Plotting code records
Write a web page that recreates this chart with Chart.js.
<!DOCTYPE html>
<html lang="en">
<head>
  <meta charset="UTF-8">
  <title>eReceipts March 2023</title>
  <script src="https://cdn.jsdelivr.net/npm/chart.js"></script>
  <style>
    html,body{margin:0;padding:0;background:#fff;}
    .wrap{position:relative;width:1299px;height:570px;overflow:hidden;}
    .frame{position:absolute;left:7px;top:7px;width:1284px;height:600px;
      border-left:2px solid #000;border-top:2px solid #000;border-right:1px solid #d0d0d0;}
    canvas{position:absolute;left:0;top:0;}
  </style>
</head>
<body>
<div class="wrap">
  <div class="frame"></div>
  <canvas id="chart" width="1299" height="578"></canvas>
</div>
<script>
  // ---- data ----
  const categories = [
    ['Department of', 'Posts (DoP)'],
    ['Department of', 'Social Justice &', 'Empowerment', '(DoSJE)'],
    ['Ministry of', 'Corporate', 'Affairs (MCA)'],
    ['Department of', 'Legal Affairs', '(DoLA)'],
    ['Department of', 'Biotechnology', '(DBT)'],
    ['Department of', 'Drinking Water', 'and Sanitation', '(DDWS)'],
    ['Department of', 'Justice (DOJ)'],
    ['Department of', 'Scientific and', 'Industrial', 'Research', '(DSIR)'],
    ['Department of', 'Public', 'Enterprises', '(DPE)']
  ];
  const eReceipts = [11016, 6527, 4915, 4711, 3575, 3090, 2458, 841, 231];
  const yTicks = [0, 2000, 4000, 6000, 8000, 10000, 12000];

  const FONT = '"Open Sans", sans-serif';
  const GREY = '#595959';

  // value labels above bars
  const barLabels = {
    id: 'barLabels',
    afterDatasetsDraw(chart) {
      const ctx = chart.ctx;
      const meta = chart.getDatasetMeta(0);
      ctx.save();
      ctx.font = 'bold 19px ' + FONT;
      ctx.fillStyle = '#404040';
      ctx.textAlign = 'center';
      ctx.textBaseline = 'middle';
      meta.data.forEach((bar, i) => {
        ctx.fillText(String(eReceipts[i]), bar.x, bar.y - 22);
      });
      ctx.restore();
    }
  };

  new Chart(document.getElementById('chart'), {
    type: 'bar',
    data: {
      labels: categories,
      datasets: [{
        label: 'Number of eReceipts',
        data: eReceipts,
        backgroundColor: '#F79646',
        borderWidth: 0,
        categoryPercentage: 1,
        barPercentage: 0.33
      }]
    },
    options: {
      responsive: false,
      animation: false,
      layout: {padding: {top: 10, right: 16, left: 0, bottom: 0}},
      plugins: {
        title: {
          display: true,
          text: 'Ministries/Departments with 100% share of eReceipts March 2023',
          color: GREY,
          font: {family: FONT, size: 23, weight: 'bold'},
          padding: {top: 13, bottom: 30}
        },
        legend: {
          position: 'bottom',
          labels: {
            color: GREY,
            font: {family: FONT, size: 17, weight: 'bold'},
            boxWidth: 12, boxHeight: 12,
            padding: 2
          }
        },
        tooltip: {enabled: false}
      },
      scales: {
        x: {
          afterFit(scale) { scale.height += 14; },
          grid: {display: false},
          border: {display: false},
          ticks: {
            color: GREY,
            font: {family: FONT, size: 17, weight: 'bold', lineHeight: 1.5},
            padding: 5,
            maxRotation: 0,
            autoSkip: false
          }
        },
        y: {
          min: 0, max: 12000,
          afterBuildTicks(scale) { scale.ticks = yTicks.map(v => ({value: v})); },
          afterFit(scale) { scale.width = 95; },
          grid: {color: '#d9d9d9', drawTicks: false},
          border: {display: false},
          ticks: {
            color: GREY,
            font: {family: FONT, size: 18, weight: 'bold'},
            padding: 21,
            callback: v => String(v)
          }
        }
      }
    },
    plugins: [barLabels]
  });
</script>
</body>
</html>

* * *

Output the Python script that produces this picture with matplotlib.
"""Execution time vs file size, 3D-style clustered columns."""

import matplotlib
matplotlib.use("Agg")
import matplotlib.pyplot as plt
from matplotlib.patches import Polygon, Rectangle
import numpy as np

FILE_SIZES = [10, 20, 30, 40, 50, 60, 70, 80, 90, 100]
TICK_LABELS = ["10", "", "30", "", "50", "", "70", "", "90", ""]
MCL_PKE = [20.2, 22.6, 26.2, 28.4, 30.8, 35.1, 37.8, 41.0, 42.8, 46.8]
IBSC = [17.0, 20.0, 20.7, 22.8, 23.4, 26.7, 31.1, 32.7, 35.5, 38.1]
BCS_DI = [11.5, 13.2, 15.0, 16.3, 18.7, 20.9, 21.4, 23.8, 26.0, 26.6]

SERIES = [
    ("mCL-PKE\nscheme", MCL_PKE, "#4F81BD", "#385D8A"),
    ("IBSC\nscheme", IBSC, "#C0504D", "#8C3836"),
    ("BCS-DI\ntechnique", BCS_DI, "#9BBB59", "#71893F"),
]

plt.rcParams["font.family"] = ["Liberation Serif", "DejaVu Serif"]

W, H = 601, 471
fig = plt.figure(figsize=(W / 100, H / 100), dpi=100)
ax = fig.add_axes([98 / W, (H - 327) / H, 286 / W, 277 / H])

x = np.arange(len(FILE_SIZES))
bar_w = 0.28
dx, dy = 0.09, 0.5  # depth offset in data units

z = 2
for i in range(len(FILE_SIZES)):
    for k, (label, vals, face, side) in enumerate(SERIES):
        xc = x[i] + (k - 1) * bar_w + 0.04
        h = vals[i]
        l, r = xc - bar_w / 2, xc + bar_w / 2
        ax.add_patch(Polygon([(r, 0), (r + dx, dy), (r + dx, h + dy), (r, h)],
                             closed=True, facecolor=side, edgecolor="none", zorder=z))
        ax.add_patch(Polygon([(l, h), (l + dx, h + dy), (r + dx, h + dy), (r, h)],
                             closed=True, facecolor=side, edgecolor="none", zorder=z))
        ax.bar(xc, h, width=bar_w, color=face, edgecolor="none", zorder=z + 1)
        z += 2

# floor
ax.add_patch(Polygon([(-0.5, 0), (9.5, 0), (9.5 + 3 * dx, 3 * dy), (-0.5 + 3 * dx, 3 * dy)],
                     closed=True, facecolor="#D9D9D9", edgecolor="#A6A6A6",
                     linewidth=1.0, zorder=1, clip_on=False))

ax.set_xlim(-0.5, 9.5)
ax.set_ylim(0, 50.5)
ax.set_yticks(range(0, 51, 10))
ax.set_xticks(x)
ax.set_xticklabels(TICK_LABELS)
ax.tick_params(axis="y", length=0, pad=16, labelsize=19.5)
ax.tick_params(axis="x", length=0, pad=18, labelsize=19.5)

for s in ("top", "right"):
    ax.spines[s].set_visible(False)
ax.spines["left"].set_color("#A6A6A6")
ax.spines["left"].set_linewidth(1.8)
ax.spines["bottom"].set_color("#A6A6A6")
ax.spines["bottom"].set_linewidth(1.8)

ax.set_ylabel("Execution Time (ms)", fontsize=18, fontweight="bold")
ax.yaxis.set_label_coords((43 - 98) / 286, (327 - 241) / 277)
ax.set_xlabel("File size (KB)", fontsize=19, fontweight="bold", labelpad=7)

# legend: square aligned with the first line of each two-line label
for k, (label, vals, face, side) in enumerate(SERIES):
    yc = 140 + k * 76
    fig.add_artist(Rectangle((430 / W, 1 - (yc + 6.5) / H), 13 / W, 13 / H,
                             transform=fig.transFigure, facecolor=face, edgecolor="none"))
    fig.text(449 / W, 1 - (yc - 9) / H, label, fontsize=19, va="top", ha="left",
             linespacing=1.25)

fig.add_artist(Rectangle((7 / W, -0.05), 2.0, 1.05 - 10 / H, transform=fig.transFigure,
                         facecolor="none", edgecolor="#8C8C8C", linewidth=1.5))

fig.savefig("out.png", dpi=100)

- **Problem**: Make an exact transcription of the lines from the line with "Output the Python" through the line with "import numpy as np", inclusive, omitting all others.

- **Solution to this task**:
Output the Python script that produces this picture with matplotlib.
"""Execution time vs file size, 3D-style clustered columns."""

import matplotlib
matplotlib.use("Agg")
import matplotlib.pyplot as plt
from matplotlib.patches import Polygon, Rectangle
import numpy as np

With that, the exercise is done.